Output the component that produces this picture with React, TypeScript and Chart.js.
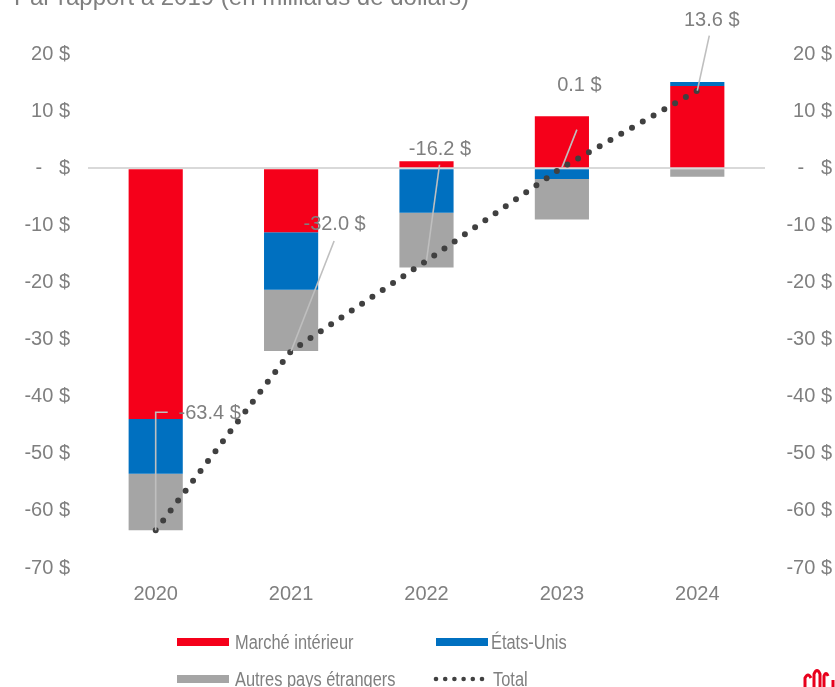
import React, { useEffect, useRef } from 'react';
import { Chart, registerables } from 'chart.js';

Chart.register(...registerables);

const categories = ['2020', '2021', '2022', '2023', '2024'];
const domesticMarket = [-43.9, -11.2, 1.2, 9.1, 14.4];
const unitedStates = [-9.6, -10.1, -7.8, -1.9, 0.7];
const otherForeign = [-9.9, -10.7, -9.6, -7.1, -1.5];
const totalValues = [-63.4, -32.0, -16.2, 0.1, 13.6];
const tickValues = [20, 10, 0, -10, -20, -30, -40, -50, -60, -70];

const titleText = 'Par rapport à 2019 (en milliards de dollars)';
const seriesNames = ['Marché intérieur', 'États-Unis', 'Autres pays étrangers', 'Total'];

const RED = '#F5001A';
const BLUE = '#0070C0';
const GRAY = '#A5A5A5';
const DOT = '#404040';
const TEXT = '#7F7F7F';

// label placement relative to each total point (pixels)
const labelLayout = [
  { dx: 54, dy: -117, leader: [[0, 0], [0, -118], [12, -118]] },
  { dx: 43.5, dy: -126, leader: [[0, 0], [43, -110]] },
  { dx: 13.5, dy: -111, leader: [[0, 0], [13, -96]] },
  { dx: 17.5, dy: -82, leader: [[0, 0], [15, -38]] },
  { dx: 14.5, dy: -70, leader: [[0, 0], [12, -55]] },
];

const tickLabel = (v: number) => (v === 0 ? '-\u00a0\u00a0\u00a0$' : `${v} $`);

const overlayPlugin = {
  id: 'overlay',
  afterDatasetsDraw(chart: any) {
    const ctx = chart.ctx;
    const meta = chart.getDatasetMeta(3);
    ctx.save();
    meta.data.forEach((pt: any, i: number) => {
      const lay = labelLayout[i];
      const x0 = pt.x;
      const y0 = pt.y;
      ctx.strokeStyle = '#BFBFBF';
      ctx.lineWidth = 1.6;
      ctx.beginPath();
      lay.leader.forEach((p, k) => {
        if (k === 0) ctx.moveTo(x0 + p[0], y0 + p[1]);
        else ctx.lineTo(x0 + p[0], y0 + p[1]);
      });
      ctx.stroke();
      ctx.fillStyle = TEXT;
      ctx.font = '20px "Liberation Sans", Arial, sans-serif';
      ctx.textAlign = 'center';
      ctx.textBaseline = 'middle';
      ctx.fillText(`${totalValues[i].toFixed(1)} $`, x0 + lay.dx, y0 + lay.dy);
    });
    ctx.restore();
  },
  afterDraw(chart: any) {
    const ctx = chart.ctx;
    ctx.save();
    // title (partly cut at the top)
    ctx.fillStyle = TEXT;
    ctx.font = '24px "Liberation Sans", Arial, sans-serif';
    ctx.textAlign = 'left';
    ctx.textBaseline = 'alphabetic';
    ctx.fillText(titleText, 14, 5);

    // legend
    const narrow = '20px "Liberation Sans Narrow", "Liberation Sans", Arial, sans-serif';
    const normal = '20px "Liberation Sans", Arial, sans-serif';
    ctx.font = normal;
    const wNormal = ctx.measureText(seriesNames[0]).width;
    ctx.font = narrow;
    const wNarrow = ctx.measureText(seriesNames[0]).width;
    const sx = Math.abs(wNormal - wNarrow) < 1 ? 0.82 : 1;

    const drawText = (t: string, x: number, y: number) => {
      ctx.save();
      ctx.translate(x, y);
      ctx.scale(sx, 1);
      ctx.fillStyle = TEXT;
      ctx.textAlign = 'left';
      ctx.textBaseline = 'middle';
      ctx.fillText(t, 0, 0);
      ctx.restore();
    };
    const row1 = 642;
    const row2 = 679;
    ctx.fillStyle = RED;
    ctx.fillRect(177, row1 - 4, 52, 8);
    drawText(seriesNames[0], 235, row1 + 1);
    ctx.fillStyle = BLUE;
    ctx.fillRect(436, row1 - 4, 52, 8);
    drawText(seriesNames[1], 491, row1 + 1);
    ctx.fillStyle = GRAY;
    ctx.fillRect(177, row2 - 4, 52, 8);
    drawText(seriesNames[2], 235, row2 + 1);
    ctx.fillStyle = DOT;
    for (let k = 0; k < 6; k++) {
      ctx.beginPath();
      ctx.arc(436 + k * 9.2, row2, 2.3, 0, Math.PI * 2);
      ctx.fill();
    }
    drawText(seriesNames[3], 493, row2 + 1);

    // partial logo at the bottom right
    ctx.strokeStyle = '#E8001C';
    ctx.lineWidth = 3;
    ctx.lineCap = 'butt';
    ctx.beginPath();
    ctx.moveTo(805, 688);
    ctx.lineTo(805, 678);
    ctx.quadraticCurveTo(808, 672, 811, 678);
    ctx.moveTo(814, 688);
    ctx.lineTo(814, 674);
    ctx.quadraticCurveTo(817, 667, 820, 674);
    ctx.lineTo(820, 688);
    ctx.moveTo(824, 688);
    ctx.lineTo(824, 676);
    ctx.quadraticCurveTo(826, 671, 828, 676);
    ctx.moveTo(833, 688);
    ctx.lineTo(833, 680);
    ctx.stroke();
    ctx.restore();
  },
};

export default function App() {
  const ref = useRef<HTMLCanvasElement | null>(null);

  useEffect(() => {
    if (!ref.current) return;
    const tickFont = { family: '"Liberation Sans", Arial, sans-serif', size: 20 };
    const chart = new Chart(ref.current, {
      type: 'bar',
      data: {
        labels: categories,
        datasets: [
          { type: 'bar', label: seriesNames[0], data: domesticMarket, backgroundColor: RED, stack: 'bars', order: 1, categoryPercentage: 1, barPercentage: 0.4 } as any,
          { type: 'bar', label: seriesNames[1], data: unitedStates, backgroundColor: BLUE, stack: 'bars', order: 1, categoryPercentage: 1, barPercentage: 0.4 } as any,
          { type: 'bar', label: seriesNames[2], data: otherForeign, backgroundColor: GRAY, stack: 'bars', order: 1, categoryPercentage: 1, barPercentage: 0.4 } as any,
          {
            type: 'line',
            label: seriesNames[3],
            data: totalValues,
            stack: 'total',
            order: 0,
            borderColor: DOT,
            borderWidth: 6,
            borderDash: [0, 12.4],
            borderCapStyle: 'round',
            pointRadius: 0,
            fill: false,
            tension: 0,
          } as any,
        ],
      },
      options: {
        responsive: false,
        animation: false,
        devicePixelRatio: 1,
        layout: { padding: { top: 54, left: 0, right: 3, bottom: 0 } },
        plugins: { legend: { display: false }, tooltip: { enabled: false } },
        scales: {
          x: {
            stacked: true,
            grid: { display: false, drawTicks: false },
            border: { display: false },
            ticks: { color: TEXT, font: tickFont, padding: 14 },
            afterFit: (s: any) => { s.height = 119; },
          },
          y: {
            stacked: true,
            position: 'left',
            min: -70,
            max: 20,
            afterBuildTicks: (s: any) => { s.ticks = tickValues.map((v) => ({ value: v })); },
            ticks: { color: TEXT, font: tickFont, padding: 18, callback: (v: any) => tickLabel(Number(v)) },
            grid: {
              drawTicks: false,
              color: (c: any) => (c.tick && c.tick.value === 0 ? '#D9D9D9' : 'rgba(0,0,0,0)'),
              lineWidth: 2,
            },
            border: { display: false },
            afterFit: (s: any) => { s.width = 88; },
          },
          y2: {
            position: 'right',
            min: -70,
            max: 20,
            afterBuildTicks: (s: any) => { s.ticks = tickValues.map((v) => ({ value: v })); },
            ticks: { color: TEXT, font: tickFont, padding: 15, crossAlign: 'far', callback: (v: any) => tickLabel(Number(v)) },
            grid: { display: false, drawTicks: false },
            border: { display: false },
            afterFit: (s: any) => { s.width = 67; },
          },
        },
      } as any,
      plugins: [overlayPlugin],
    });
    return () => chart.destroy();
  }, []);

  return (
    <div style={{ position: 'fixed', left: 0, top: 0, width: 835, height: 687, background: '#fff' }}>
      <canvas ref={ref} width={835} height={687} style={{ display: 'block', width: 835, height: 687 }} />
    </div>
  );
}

*GIVEN TASK*. From the first line above down to the line with "Chart.register(...registerables);", reproduce every line and no others, omitting pictures.

*PROBLEM SOLUTION*.
Output the component that produces this picture with React, TypeScript and Chart.js.
import React, { useEffect, useRef } from 'react';
import { Chart, registerables } from 'chart.js';

Chart.register(...registerables);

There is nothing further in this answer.